In Bigelow's Braid groups are linear, he shows that the braid group $B_n$ acts faithfully on $H_2(\tilde{C})$ for some space $\tilde{C}$. The main tools used are objects Bigelow calls forks and noodles. The short set-up is as follows:
First, we have a $4$-manifold $\tilde{C}$ which is acted upon $\mathbb{Z}^2 = \langle q,t\rangle$. We are given two $2$-dimensional manifolds $\tilde{\Sigma}(N)$ and $\tilde{\Sigma}(F)$ that are properly embedded into $\tilde{C}$. Let $\hat{i}(-, -)$ denote algebraic intersection in $\tilde{C}$. Bigelow then defines an element $\langle N, F\rangle$ of $\mathbb{Z}[q^{\pm},t^{\pm}]$ by
$$\langle N,F\rangle := \sum_{a,b\in\mathbb{Z}} \hat{i}(\underbrace{q^at^b\cdot \tilde{\Sigma}(N)}_{\mathbb{Z}^2 \text{ action}}~,~\tilde{\Sigma}(F))~q^at^b.$$
I have two questions about this.
First, Bigelow states
"The problem is that one cannot necessarily defined an algebraic intersection number between two properly embedded surfaces, since it might be possible to eliminate intersections by pushing them off the infinity. We overcome this problem by proving the existence of an immersed closed surface $\tilde{\Sigma}_2(F)$ which is equal to $(1-q)^2(1+qt)\tilde{\Sigma}(F)$ outside a small neighborhood..."
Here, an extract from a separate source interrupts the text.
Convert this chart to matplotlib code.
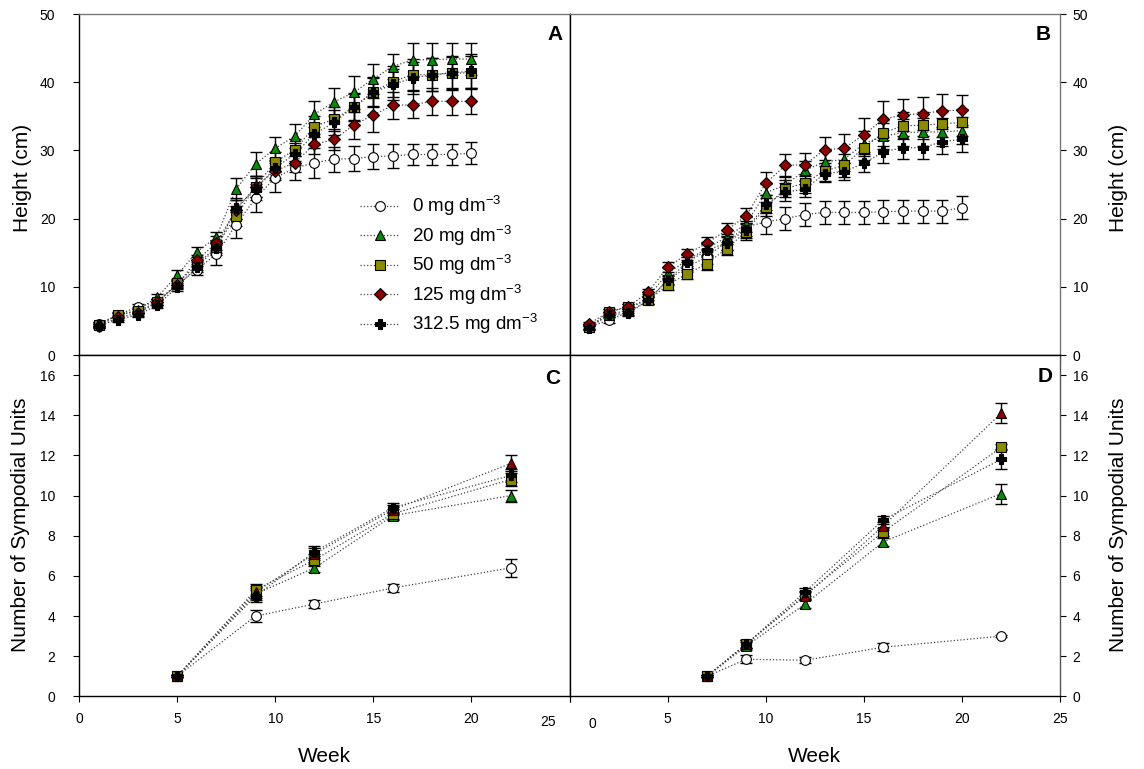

What does Bigelow mean by algebraic intersection number? If it is the cup product of $\tilde{\Sigma}(N)$ and $\tilde{\Sigma}(F)$ as elements of $H^2(\tilde{C})$, I don't see the problem Bigelow seems concerned with. If it isn't, then what is it, and why is there this embedding issue?
Second, why is $\langle N,F\rangle$ well-defined? I'm assuming that $\hat{i}(q^at^b\cdot\tilde{\Sigma}(N), \tilde{\Sigma}(F))$ is nonzero only finitely often so that we don't have an infinite sum, but I don't see why this ought to be true.
After understanding more of this paper, I’m now in a position to answer this.
First, the algebraic intersection number is the cup product. The issue is that we don’t know a priori that these noncompact subsurfaces can be seen as homology classes in $H_2$ (and thus cohomology classes in $H^2$). Bigelow does some computations to prove that there is a well-defined way of doing this.
Secondly, the sum is finite because the algebraic intersection number can also be seen as the signed sum of the points of intersection between these lifted surfaces (where the orientation is induced by the orientation on the disc). Furthermore, these points correspond to points of intersection between the noodle $N$ and the fork $F$. These objects can only intersect finitely often, and thus the sum has only finitely many terms.